過去の説教

御子による平和の告知

御子による平和の告知
大坪章美

使徒言行録10章34-38節

今、ペトロは、カイサリアという港町で、ローマ軍の駐屯部隊の中の、イタリア隊と呼ばれる部隊の百人隊長であるコルネリウスというイタリア人と会って話をしています。何故、ペトロが、四日前までは南50kmの所にあるヤッファの町に居たのに、今は、こうして、カイサリア・マリティスに来ているのか、と申しますと、それは、もう、偶然というような言葉では説明できない、“神の必然”があったからでした。

四日前、ペトロがヤッファの町で、皮なめし職人シモンの家に宿泊した日、カイサリアに居たコルネリウスは幻を見たのです。その幻には、神の天使が現れて、「あなたの祈りと施しは、神の前に覚えられた。今ヤッファへ人を送って、皮なめし職人シモンの家の客になっているペトロを招きなさい」と、告げたのでした。

一方、ペトロの方は、皮なめし職人シモンの家に泊まって、翌日の昼の12時頃、祈る為に、屋上に上ったのですが、空腹を覚えて、我を忘れたような状態になった時、幻を見たのです。天が開いて、大きな布のような入れ物が下りて来るのを見たのです。その中には、あらゆる獣、動物が入っていて、「ペトロよ、それらを屠って食べなさい」という声が聞こえてきました。

ユダヤには、厳しい律法の定め“食物規定”がありました。ペトロは、この天からの声に驚いて、その声に否定したのですが、再び、天からの声が聞こえてきました、「神が清めたものを、清くないなどと、言ってはならない」と告げました。ペトロは、この時、イエス様が仰ったお言葉を、思い出しました。それは、マルコによる福音書7:15節に記されています。イエス様は、「外から人の体に入るもので、人を汚すことができるものは、何も無く、人の中から出て来るものが、人を汚すのである」と言われました。ペトロは、その時は、このお言葉が、何を意味するのか、分かりませんでした。しかし、今、本当の意味を悟ったのです。

このような思いに耽っている時でした。カイサリアにいるコルネリウスが遣わした召使い2人と兵士1人が、シモンの家を探し当てて、「ペトロという方が、ここに泊まっておられますか」と尋ねたのです。
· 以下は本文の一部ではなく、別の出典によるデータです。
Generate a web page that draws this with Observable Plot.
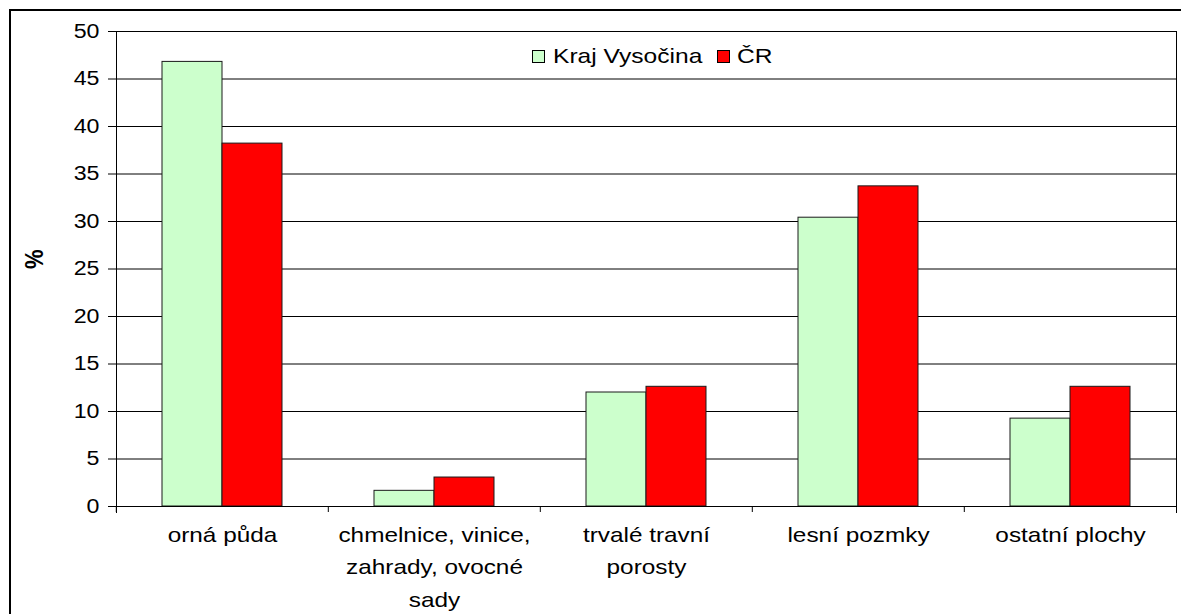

ペトロは、この3人を迎え入れて、泊まらせました。

ペトロは、コルネリウスが遣わした3人の人々と、次の日に、カイサリアに到着しました。ペトロ一行を出迎えたコルネリウスは、親類や親しい友人達を呼び集めて待っていました。コルネリウスは、ペトロに、これまでの経緯を述べてから、言いました。「よく、お出で下さいました。今、私達は、主があなたにお命じになった事を、残らず聞こうとして、神の前に居るのです」と述べたのです。この、コルネリウスの挨拶に対して、ペトロは口を開き、「神は、人を、分け隔てなさらないことが、よく分かりました」と、語りました。

実際、ペトロが語った言葉は重大な意義を持つものでした。何世紀もの間、ユダヤ人が異邦人を軽蔑していた、“人種的な偏見”を打ち壊す言葉であったのです。

続いてペトロは語りました、「神が、イエス・キリストによって、平和を告げ知らせて、イスラエルの子らに送って下さった御言葉を、あなた方はご存知でしょう」と言っています。その“御言葉”こそ、「洗礼者ヨハネがバプテスマを宣べ伝えた後に、ガリラヤから始まって、ユダヤ全土に起きた出来事」、即ち「ナザレのイエスの事」だと言っています。「主イエス・キリストこそ、神様から送られた御言葉である」と、コルネリウスとその家族、友人達に語っているのです。38節には、「神は、聖霊と力によって、この方を、油注がれた者となさいました」と記しています。然も、これは、イエス様ご自身が、仰った言葉です。ルカ福音書4:18節には、イエス様が、ナザレの会堂で、イザヤ書を読まれた事が記されています。そこには、「主の霊が、わたしの上におられる。貧しい人に福音を告げ知らせる為に、主がわたしに、油を注がれたからである」と、記されていました。こうして、「主なる神様が、イエス・キリストによって、平和を告げ知らせて下さったこと」が、明らかになります。改めて、御子イエス・キリストの十字架の贖いの死に、感謝を捧げたいのです。